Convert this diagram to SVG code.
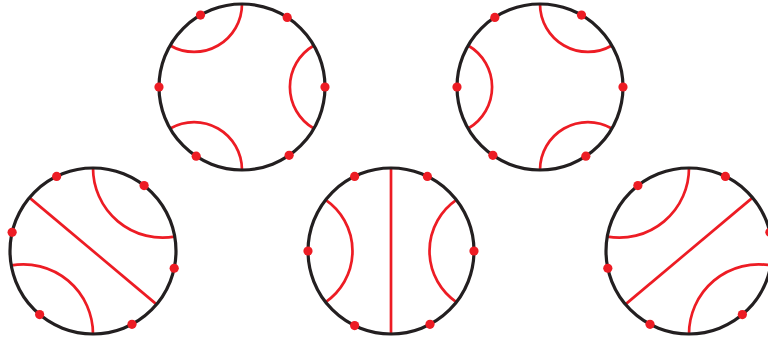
<svg xmlns="http://www.w3.org/2000/svg" xmlns:xlink="http://www.w3.org/1999/xlink" width="768" height="341" viewBox="0 0 768 341">
  <style>
    .rim { fill: none; stroke: #231f20; stroke-width: 3.2; }
    .geo { fill: none; stroke: #ed1c24; stroke-width: 2.7; }
    .dot { fill: #ed1c24; stroke: none; }
  </style>
  <defs>
    <g id="hexA">
      <g class="geo">
        <path d="M0,-83 A47.92,47.92 0 0 1 -71.88,-41.5"/>
        <path d="M71.88,41.5 A47.92,47.92 0 0 1 71.88,-41.5"/>
        <path d="M-71.88,41.5 A47.92,47.92 0 0 1 0,83"/>
      </g>
      <circle class="rim" cx="0" cy="0" r="83"/>
      <g class="dot">
        <circle cx="83" cy="0" r="4.6"/>
        <circle cx="45.2" cy="-69.6" r="4.6"/>
        <circle cx="-41.5" cy="-71.88" r="4.6"/>
        <circle cx="-83" cy="0" r="4.6"/>
        <circle cx="-45.81" cy="69.21" r="4.6"/>
        <circle cx="47.13" cy="68.32" r="4.6"/>
      </g>
    </g>
    <g id="hexB">
      <g class="geo">
        <path d="M81.74,-14.41 A69.65,69.65 0 0 1 0,-83"/>
        <path d="M-81.74,14.41 A69.65,69.65 0 0 1 0,83"/>
        <path d="M-63.58,-53.35 L63.58,53.35"/>
      </g>
      <circle class="rim" cx="0" cy="0" r="83"/>
      <g class="dot">
        <circle cx="51.1" cy="-65.4" r="4.6"/>
        <circle cx="-36.38" cy="-74.6" r="4.6"/>
        <circle cx="-80.87" cy="-18.67" r="4.6"/>
        <circle cx="-53.35" cy="63.58" r="4.6"/>
        <circle cx="38.97" cy="73.28" r="4.6"/>
        <circle cx="81.19" cy="17.26" r="4.6"/>
      </g>
    </g>
  </defs>

  <g id="disk-top-left" transform="translate(242,87)">
    <use xlink:href="#hexA" href="#hexA"/>
  </g>
  <g id="disk-top-right" transform="translate(540,87) scale(-1,1)">
    <use xlink:href="#hexA" href="#hexA"/>
  </g>
  <g id="disk-bottom-left" transform="translate(93,251)">
    <use xlink:href="#hexB" href="#hexB"/>
  </g>
  <g id="disk-bottom-right" transform="translate(689,251) scale(-1,1)">
    <use xlink:href="#hexB" href="#hexB"/>
  </g>
  <g id="disk-bottom-middle" transform="translate(391,251)">
    <g class="geo">
      <path d="M0,-83 L0,83"/>
      <path d="M-65.4,-51.1 A62,62 0 0 1 -65.4,51.1"/>
      <path d="M65.4,51.1 A62,62 0 0 1 65.4,-51.1"/>
    </g>
    <circle class="rim" cx="0" cy="0" r="83"/>
    <g class="dot">
      <circle cx="36.38" cy="-74.6" r="4.6"/>
      <circle cx="-36.38" cy="-74.6" r="4.6"/>
      <circle cx="83" cy="0" r="4.6"/>
      <circle cx="-83" cy="0" r="4.6"/>
      <circle cx="-36.38" cy="74.6" r="4.6"/>
      <circle cx="38.97" cy="73.28" r="4.6"/>
    </g>
  </g>
</svg>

● **EXERCISE TASK**: Except for the pictures, give all the material above again verbatim.

● **SOLVED EXERCISE**:
Convert this diagram to SVG code.
<svg xmlns="http://www.w3.org/2000/svg" xmlns:xlink="http://www.w3.org/1999/xlink" width="768" height="341" viewBox="0 0 768 341">
  <style>
    .rim { fill: none; stroke: #231f20; stroke-width: 3.2; }
    .geo { fill: none; stroke: #ed1c24; stroke-width: 2.7; }
    .dot { fill: #ed1c24; stroke: none; }
  </style>
  <defs>
    <g id="hexA">
      <g class="geo">
        <path d="M0,-83 A47.92,47.92 0 0 1 -71.88,-41.5"/>
        <path d="M71.88,41.5 A47.92,47.92 0 0 1 71.88,-41.5"/>
        <path d="M-71.88,41.5 A47.92,47.92 0 0 1 0,83"/>
      </g>
      <circle class="rim" cx="0" cy="0" r="83"/>
      <g class="dot">
        <circle cx="83" cy="0" r="4.6"/>
        <circle cx="45.2" cy="-69.6" r="4.6"/>
        <circle cx="-41.5" cy="-71.88" r="4.6"/>
        <circle cx="-83" cy="0" r="4.6"/>
        <circle cx="-45.81" cy="69.21" r="4.6"/>
        <circle cx="47.13" cy="68.32" r="4.6"/>
      </g>
    </g>
    <g id="hexB">
      <g class="geo">
        <path d="M81.74,-14.41 A69.65,69.65 0 0 1 0,-83"/>
        <path d="M-81.74,14.41 A69.65,69.65 0 0 1 0,83"/>
        <path d="M-63.58,-53.35 L63.58,53.35"/>
      </g>
      <circle class="rim" cx="0" cy="0" r="83"/>
      <g class="dot">
        <circle cx="51.1" cy="-65.4" r="4.6"/>
        <circle cx="-36.38" cy="-74.6" r="4.6"/>
        <circle cx="-80.87" cy="-18.67" r="4.6"/>
        <circle cx="-53.35" cy="63.58" r="4.6"/>
        <circle cx="38.97" cy="73.28" r="4.6"/>
        <circle cx="81.19" cy="17.26" r="4.6"/>
      </g>
    </g>
  </defs>

  <g id="disk-top-left" transform="translate(242,87)">
    <use xlink:href="#hexA" href="#hexA"/>
  </g>
  <g id="disk-top-right" transform="translate(540,87) scale(-1,1)">
    <use xlink:href="#hexA" href="#hexA"/>
  </g>
  <g id="disk-bottom-left" transform="translate(93,251)">
    <use xlink:href="#hexB" href="#hexB"/>
  </g>
  <g id="disk-bottom-right" transform="translate(689,251) scale(-1,1)">
    <use xlink:href="#hexB" href="#hexB"/>
  </g>
  <g id="disk-bottom-middle" transform="translate(391,251)">
    <g class="geo">
      <path d="M0,-83 L0,83"/>
      <path d="M-65.4,-51.1 A62,62 0 0 1 -65.4,51.1"/>
      <path d="M65.4,51.1 A62,62 0 0 1 65.4,-51.1"/>
    </g>
    <circle class="rim" cx="0" cy="0" r="83"/>
    <g class="dot">
      <circle cx="36.38" cy="-74.6" r="4.6"/>
      <circle cx="-36.38" cy="-74.6" r="4.6"/>
      <circle cx="83" cy="0" r="4.6"/>
      <circle cx="-83" cy="0" r="4.6"/>
      <circle cx="-36.38" cy="74.6" r="4.6"/>
      <circle cx="38.97" cy="73.28" r="4.6"/>
    </g>
  </g>
</svg>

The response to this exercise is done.